Copy out the listing in full, exactly as written, but not its pictures.

→ **Information supplied**
** Begin **

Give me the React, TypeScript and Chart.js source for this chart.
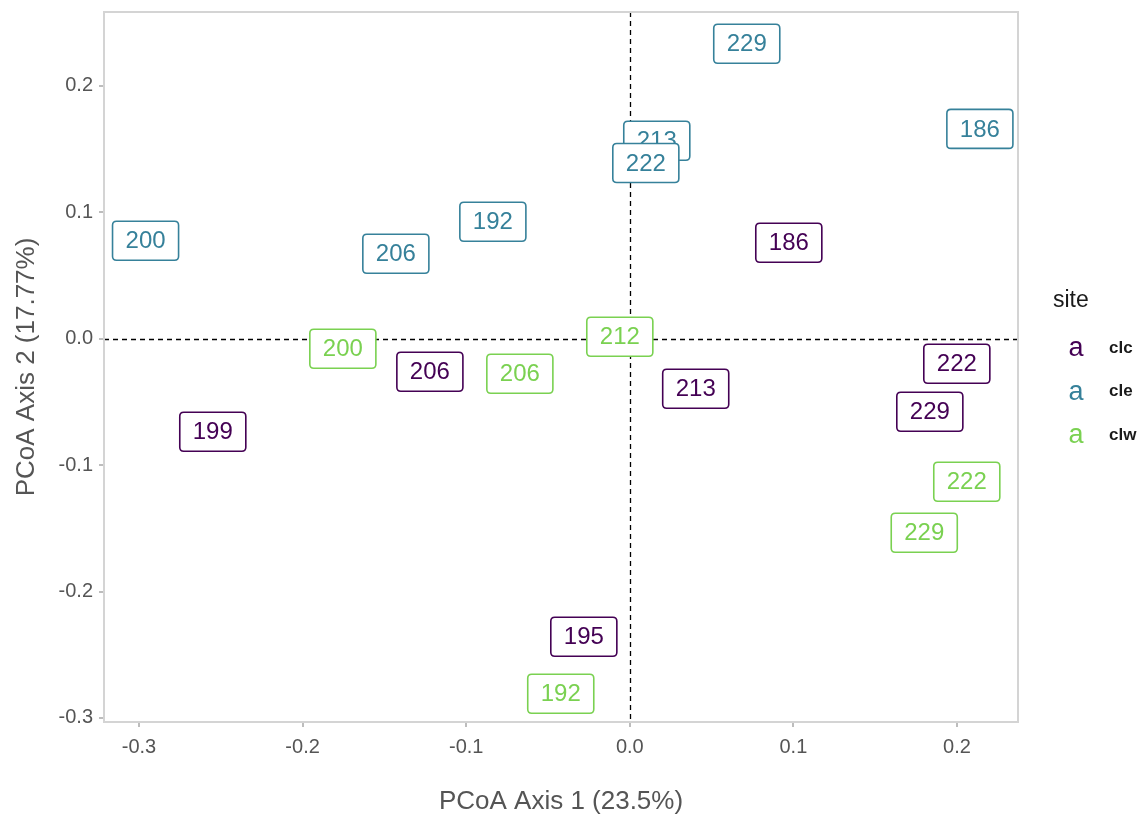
import React, { useEffect, useRef } from "react";
import { Chart, registerables } from "chart.js";

Chart.register(...registerables);

const siteNames = ["clc", "cle", "clw"];
const siteColors = ["#440154", "#36819A", "#7AD151"];

const clcLabels = ["186", "222", "229", "213", "206", "199", "195"];
const clcX = [0.0972, 0.1999, 0.1834, 0.0403, -0.1222, -0.2549, -0.0281];
const clcY = [0.076, -0.0198, -0.0578, -0.0396, -0.0261, -0.0736, -0.2358];

const cleLabels = ["229", "186", "213", "222", "192", "206", "200"];
const cleX = [0.0715, 0.214, 0.0165, 0.0098, -0.0837, -0.143, -0.296];
const cleY = [0.2334, 0.166, 0.1566, 0.139, 0.0926, 0.0672, 0.0775];

const clwLabels = ["200", "212", "206", "222", "229", "192"];
const clwX = [-0.1754, -0.0061, -0.0672, 0.206, 0.18, -0.0422];
const clwY = [-0.0079, 0.0016, -0.0277, -0.1131, -0.1535, -0.2809];

const xTicks = [-0.3, -0.2, -0.1, 0.0, 0.1, 0.2];
const yTicks = [-0.3, -0.2, -0.1, 0.0, 0.1, 0.2];

const xTitle = "PCoA Axis 1 (23.5%)";
const yTitle = "PCoA Axis 2 (17.77%)";
const legendTitle = "site";

const FONT = "'Liberation Sans', Arial, sans-serif";

function roundRect(ctx: CanvasRenderingContext2D, x: number, y: number, w: number, h: number, r: number) {
  ctx.beginPath();
  ctx.moveTo(x + r, y);
  ctx.lineTo(x + w - r, y);
  ctx.quadraticCurveTo(x + w, y, x + w, y + r);
  ctx.lineTo(x + w, y + h - r);
  ctx.quadraticCurveTo(x + w, y + h, x + w - r, y + h);
  ctx.lineTo(x + r, y + h);
  ctx.quadraticCurveTo(x, y + h, x, y + h - r);
  ctx.lineTo(x, y + r);
  ctx.quadraticCurveTo(x, y, x + r, y);
  ctx.closePath();
}

const panelPlugin = {
  id: "panel",
  beforeDatasetsDraw(chart: any) {
    const { ctx, chartArea, scales } = chart;
    const x0 = scales.x.getPixelForValue(0);
    const y0 = scales.y.getPixelForValue(0);
    ctx.save();
    ctx.strokeStyle = "#000000";
    ctx.lineWidth = 1.3;
    ctx.setLineDash([5, 4]);
    ctx.beginPath();
    ctx.moveTo(Math.round(x0) + 0.5, chartArea.top);
    ctx.lineTo(Math.round(x0) + 0.5, chartArea.bottom);
    ctx.moveTo(chartArea.left, Math.round(y0) + 0.5);
    ctx.lineTo(chartArea.right, Math.round(y0) + 0.5);
    ctx.stroke();
    ctx.restore();
  },
  afterDatasetsDraw(chart: any) {
    const { ctx, chartArea } = chart;
    ctx.save();
    ctx.font = `24px ${FONT}`;
    ctx.textAlign = "center";
    ctx.textBaseline = "middle";
    chart.data.datasets.forEach((ds: any, di: number) => {
      const meta = chart.getDatasetMeta(di);
      meta.data.forEach((pt: any, i: number) => {
        const label = ds.labelsText[i];
        const tw = ctx.measureText(label).width;
        const w = tw + 26;
        const h = 39;
        const x = pt.x - w / 2;
        const y = pt.y - h / 2;
        roundRect(ctx, x, y, w, h, 4);
        ctx.fillStyle = "#ffffff";
        ctx.fill();
        ctx.lineWidth = 1.6;
        ctx.strokeStyle = ds.borderColor;
        ctx.stroke();
        ctx.fillStyle = ds.borderColor;
        ctx.fillText(label, pt.x, pt.y + 1);
      });
    });
    // panel border
    ctx.strokeStyle = "#D4D4D4";
    ctx.lineWidth = 2;
    ctx.setLineDash([]);
    ctx.strokeRect(chartArea.left, chartArea.top, chartArea.right - chartArea.left, chartArea.bottom - chartArea.top);
    // legend
    ctx.textAlign = "left";
    ctx.textBaseline = "middle";
    ctx.fillStyle = "#1a1a1a";
    ctx.font = `23px ${FONT}`;
    ctx.fillText(legendTitle, 1053, 301);
    siteNames.forEach((name, i) => {
      const cy = 348 + i * 43.5;
      ctx.font = `27px ${FONT}`;
      ctx.fillStyle = siteColors[i];
      ctx.textAlign = "center";
      ctx.fillText("a", 1076, cy + 1);
      ctx.font = `bold 17px ${FONT}`;
      ctx.fillStyle = "#1a1a1a";
      ctx.textAlign = "left";
      ctx.fillText(name, 1109, cy);
    });
    ctx.restore();
  },
};

function mk(xs: number[], ys: number[], labels: string[], i: number) {
  return {
    label: siteNames[i],
    data: xs.map((x, k) => ({ x, y: ys[k] })),
    labelsText: labels,
    borderColor: siteColors[i],
    backgroundColor: siteColors[i],
    pointRadius: 0,
  };
}

export default function App() {
  const ref = useRef<HTMLCanvasElement | null>(null);
  useEffect(() => {
    if (!ref.current) return;
    const fmt = (v: any) => {
      const n = Math.round(Number(v) * 10) / 10;
      return (n === 0 ? 0 : n).toFixed(1);
    };
    const chart = new Chart(ref.current, {
      type: "scatter",
      data: {
        datasets: [
          mk(clcX, clcY, clcLabels, 0),
          mk(cleX, cleY, cleLabels, 1),
          mk(clwX, clwY, clwLabels, 2),
        ] as any,
      },
      options: {
        animation: false,
        responsive: false,
        events: [],
        layout: { padding: { left: 0, top: 0, right: 126, bottom: 0 } },
        plugins: { legend: { display: false }, tooltip: { enabled: false } },
        scales: {
          x: {
            type: "linear",
            min: -0.3214,
            max: 0.2373,
            afterBuildTicks: (s: any) => {
              s.ticks = xTicks.map((v) => ({ value: v }));
            },
            afterFit: (s: any) => {
              s.height = 95;
            },
            border: { display: false },
            grid: { drawOnChartArea: false, tickLength: 5, color: "#BDBDBD", lineWidth: 2 },
            ticks: { callback: fmt, color: "#555555", font: { size: 20, family: FONT }, padding: 8, maxRotation: 0 },
            title: { display: true, text: xTitle, color: "#555555", font: { size: 26, family: FONT }, padding: { top: 0, bottom: 0 } },
          },
          y: {
            type: "linear",
            min: -0.3032,
            max: 0.2585,
            afterBuildTicks: (s: any) => {
              s.ticks = yTicks.map((v) => ({ value: v }));
            },
            afterFit: (s: any) => {
              s.width = 104;
              s.paddingTop = 12;
              s.paddingBottom = 0;
            },
            border: { display: false },
            grid: { drawOnChartArea: false, tickLength: 5, color: "#BDBDBD", lineWidth: 2 },
            ticks: { callback: fmt, color: "#555555", font: { size: 20, family: FONT }, padding: 6 },
            title: { display: true, text: yTitle, color: "#555555", font: { size: 26, family: FONT }, padding: { bottom: 0, top: 11 } },
          },
        },
      },
      plugins: [panelPlugin],
    });
    return () => chart.destroy();
  }, []);
  return (
    <div style={{ position: "absolute", left: 0, top: 0, width: 1144, height: 817, background: "#fff" }}>
      <canvas ref={ref} width={1144} height={817} style={{ display: "block" }} />
    </div>
  );
}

** End **

→ **Task output**
Give me the React, TypeScript and Chart.js source for this chart.
import React, { useEffect, useRef } from "react";
import { Chart, registerables } from "chart.js";

Chart.register(...registerables);

const siteNames = ["clc", "cle", "clw"];
const siteColors = ["#440154", "#36819A", "#7AD151"];

const clcLabels = ["186", "222", "229", "213", "206", "199", "195"];
const clcX = [0.0972, 0.1999, 0.1834, 0.0403, -0.1222, -0.2549, -0.0281];
const clcY = [0.076, -0.0198, -0.0578, -0.0396, -0.0261, -0.0736, -0.2358];

const cleLabels = ["229", "186", "213", "222", "192", "206", "200"];
const cleX = [0.0715, 0.214, 0.0165, 0.0098, -0.0837, -0.143, -0.296];
const cleY = [0.2334, 0.166, 0.1566, 0.139, 0.0926, 0.0672, 0.0775];

const clwLabels = ["200", "212", "206", "222", "229", "192"];
const clwX = [-0.1754, -0.0061, -0.0672, 0.206, 0.18, -0.0422];
const clwY = [-0.0079, 0.0016, -0.0277, -0.1131, -0.1535, -0.2809];

const xTicks = [-0.3, -0.2, -0.1, 0.0, 0.1, 0.2];
const yTicks = [-0.3, -0.2, -0.1, 0.0, 0.1, 0.2];

const xTitle = "PCoA Axis 1 (23.5%)";
const yTitle = "PCoA Axis 2 (17.77%)";
const legendTitle = "site";

const FONT = "'Liberation Sans', Arial, sans-serif";

function roundRect(ctx: CanvasRenderingContext2D, x: number, y: number, w: number, h: number, r: number) {
  ctx.beginPath();
  ctx.moveTo(x + r, y);
  ctx.lineTo(x + w - r, y);
  ctx.quadraticCurveTo(x + w, y, x + w, y + r);
  ctx.lineTo(x + w, y + h - r);
  ctx.quadraticCurveTo(x + w, y + h, x + w - r, y + h);
  ctx.lineTo(x + r, y + h);
  ctx.quadraticCurveTo(x, y + h, x, y + h - r);
  ctx.lineTo(x, y + r);
  ctx.quadraticCurveTo(x, y, x + r, y);
  ctx.closePath();
}

const panelPlugin = {
  id: "panel",
  beforeDatasetsDraw(chart: any) {
    const { ctx, chartArea, scales } = chart;
    const x0 = scales.x.getPixelForValue(0);
    const y0 = scales.y.getPixelForValue(0);
    ctx.save();
    ctx.strokeStyle = "#000000";
    ctx.lineWidth = 1.3;
    ctx.setLineDash([5, 4]);
    ctx.beginPath();
    ctx.moveTo(Math.round(x0) + 0.5, chartArea.top);
    ctx.lineTo(Math.round(x0) + 0.5, chartArea.bottom);
    ctx.moveTo(chartArea.left, Math.round(y0) + 0.5);
    ctx.lineTo(chartArea.right, Math.round(y0) + 0.5);
    ctx.stroke();
    ctx.restore();
  },
  afterDatasetsDraw(chart: any) {
    const { ctx, chartArea } = chart;
    ctx.save();
    ctx.font = `24px ${FONT}`;
    ctx.textAlign = "center";
    ctx.textBaseline = "middle";
    chart.data.datasets.forEach((ds: any, di: number) => {
      const meta = chart.getDatasetMeta(di);
      meta.data.forEach((pt: any, i: number) => {
        const label = ds.labelsText[i];
        const tw = ctx.measureText(label).width;
        const w = tw + 26;
        const h = 39;
        const x = pt.x - w / 2;
        const y = pt.y - h / 2;
        roundRect(ctx, x, y, w, h, 4);
        ctx.fillStyle = "#ffffff";
        ctx.fill();
        ctx.lineWidth = 1.6;
        ctx.strokeStyle = ds.borderColor;
        ctx.stroke();
        ctx.fillStyle = ds.borderColor;
        ctx.fillText(label, pt.x, pt.y + 1);
      });
    });
    // panel border
    ctx.strokeStyle = "#D4D4D4";
    ctx.lineWidth = 2;
    ctx.setLineDash([]);
    ctx.strokeRect(chartArea.left, chartArea.top, chartArea.right - chartArea.left, chartArea.bottom - chartArea.top);
    // legend
    ctx.textAlign = "left";
    ctx.textBaseline = "middle";
    ctx.fillStyle = "#1a1a1a";
    ctx.font = `23px ${FONT}`;
    ctx.fillText(legendTitle, 1053, 301);
    siteNames.forEach((name, i) => {
      const cy = 348 + i * 43.5;
      ctx.font = `27px ${FONT}`;
      ctx.fillStyle = siteColors[i];
      ctx.textAlign = "center";
      ctx.fillText("a", 1076, cy + 1);
      ctx.font = `bold 17px ${FONT}`;
      ctx.fillStyle = "#1a1a1a";
      ctx.textAlign = "left";
      ctx.fillText(name, 1109, cy);
    });
    ctx.restore();
  },
};

function mk(xs: number[], ys: number[], labels: string[], i: number) {
  return {
    label: siteNames[i],
    data: xs.map((x, k) => ({ x, y: ys[k] })),
    labelsText: labels,
    borderColor: siteColors[i],
    backgroundColor: siteColors[i],
    pointRadius: 0,
  };
}

export default function App() {
  const ref = useRef<HTMLCanvasElement | null>(null);
  useEffect(() => {
    if (!ref.current) return;
    const fmt = (v: any) => {
      const n = Math.round(Number(v) * 10) / 10;
      return (n === 0 ? 0 : n).toFixed(1);
    };
    const chart = new Chart(ref.current, {
      type: "scatter",
      data: {
        datasets: [
          mk(clcX, clcY, clcLabels, 0),
          mk(cleX, cleY, cleLabels, 1),
          mk(clwX, clwY, clwLabels, 2),
        ] as any,
      },
      options: {
        animation: false,
        responsive: false,
        events: [],
        layout: { padding: { left: 0, top: 0, right: 126, bottom: 0 } },
        plugins: { legend: { display: false }, tooltip: { enabled: false } },
        scales: {
          x: {
            type: "linear",
            min: -0.3214,
            max: 0.2373,
            afterBuildTicks: (s: any) => {
              s.ticks = xTicks.map((v) => ({ value: v }));
            },
            afterFit: (s: any) => {
              s.height = 95;
            },
            border: { display: false },
            grid: { drawOnChartArea: false, tickLength: 5, color: "#BDBDBD", lineWidth: 2 },
            ticks: { callback: fmt, color: "#555555", font: { size: 20, family: FONT }, padding: 8, maxRotation: 0 },
            title: { display: true, text: xTitle, color: "#555555", font: { size: 26, family: FONT }, padding: { top: 0, bottom: 0 } },
          },
          y: {
            type: "linear",
            min: -0.3032,
            max: 0.2585,
            afterBuildTicks: (s: any) => {
              s.ticks = yTicks.map((v) => ({ value: v }));
            },
            afterFit: (s: any) => {
              s.width = 104;
              s.paddingTop = 12;
              s.paddingBottom = 0;
            },
            border: { display: false },
            grid: { drawOnChartArea: false, tickLength: 5, color: "#BDBDBD", lineWidth: 2 },
            ticks: { callback: fmt, color: "#555555", font: { size: 20, family: FONT }, padding: 6 },
            title: { display: true, text: yTitle, color: "#555555", font: { size: 26, family: FONT }, padding: { bottom: 0, top: 11 } },
          },
        },
      },
      plugins: [panelPlugin],
    });
    return () => chart.destroy();
  }, []);
  return (
    <div style={{ position: "absolute", left: 0, top: 0, width: 1144, height: 817, background: "#fff" }}>
      <canvas ref={ref} width={1144} height={817} style={{ display: "block" }} />
    </div>
  );
}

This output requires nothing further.